AI-Powered Detection
Anti-bot systems are increasingly using machine learning models trained on massive datasets of human and bot behavior to classify sessions. These models identify subtle patterns that rule-based systems miss: micro-behavioral differences, statistical anomalies in interaction timing, and correlations between multiple weak signals that collectively indicate automation. As these models improve, simple behavioral randomization becomes less effective because the models detect the statistical signature of randomized behavior (which is paradoxically different from genuinely random human behavior).
The most advanced detection systems are moving toward session-level classification rather than request-level classification. Instead of evaluating each page load independently, they analyze the entire session trajectory: which pages were visited in what order, how long was spent on each, what interactions occurred, and how the session compares to typical human sessions on that site. This makes it harder to evade detection with per-page stealth measures because the session pattern itself becomes the detection signal.
AI-Powered Evasion
On the evasion side, AI is enabling more sophisticated approaches. AI agents that control browsers can make context-dependent decisions about how to interact with pages, varying their behavior based on the page content and context rather than following predetermined patterns. They can adapt their browsing speed to match the apparent content density (reading slower on text-heavy pages, faster on image galleries), interact with irrelevant page elements to create more natural-looking sessions, and adjust their strategy in real-time when they detect that a challenge page has been served.
Platforms like Autonoly leverage AI for browser automation in a way that naturally produces more human-like interaction patterns. Because the AI agent interprets pages visually and makes contextual decisions about how to interact, its behavior is inherently less mechanical than scripted automation. The agent does not always click elements in the same order, does not always wait the same amount of time, and does not always take the same path through a site, producing behavioral diversity that is difficult for detection models to distinguish from real users.

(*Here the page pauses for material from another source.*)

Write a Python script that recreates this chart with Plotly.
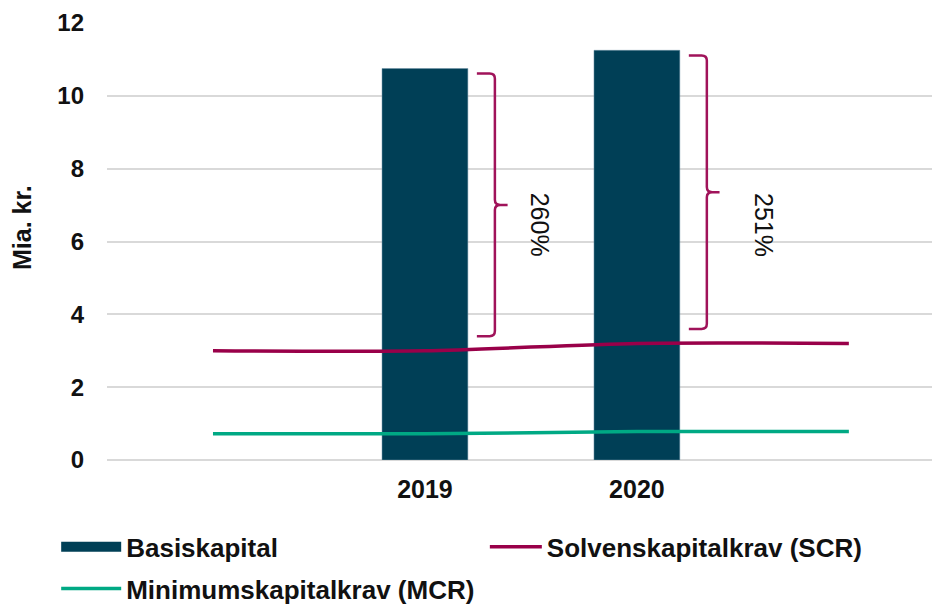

The Convergence of Detection and Evasion
The arms race between detection and evasion is reaching an interesting equilibrium. As detection systems become more capable of identifying automated traffic, the automation required to evade them becomes more sophisticated and expensive. This creates a natural economic filter: low-value scraping (casual data collection, hobby projects) becomes uneconomical because the evasion cost exceeds the data value. High-value scraping (competitive intelligence, market research for investment decisions, price monitoring) remains viable because the data value justifies the evasion investment.
The long-term trend favors authorized data access over adversarial scraping. As more websites expose APIs and data feeds (partly driven by the Model Context Protocol and similar standards), the need for anti-bot bypass diminishes. Websites that want to share data will provide clean, reliable access channels. Websites that do not want to share data will make automated access increasingly difficult and expensive. The market is gradually sorting itself into cooperative data sharing and genuinely adversarial access, with less middle ground.
For practitioners today, the practical implication is to invest in official data access channels wherever available (APIs, data partnerships, syndicated data feeds) and reserve anti-bot bypass techniques for the cases where official access is unavailable and the data is genuinely publicly available. This pragmatic approach minimizes legal risk, reduces technical complexity, and ensures your data pipeline is sustainable rather than dependent on winning an ever-escalating arms race.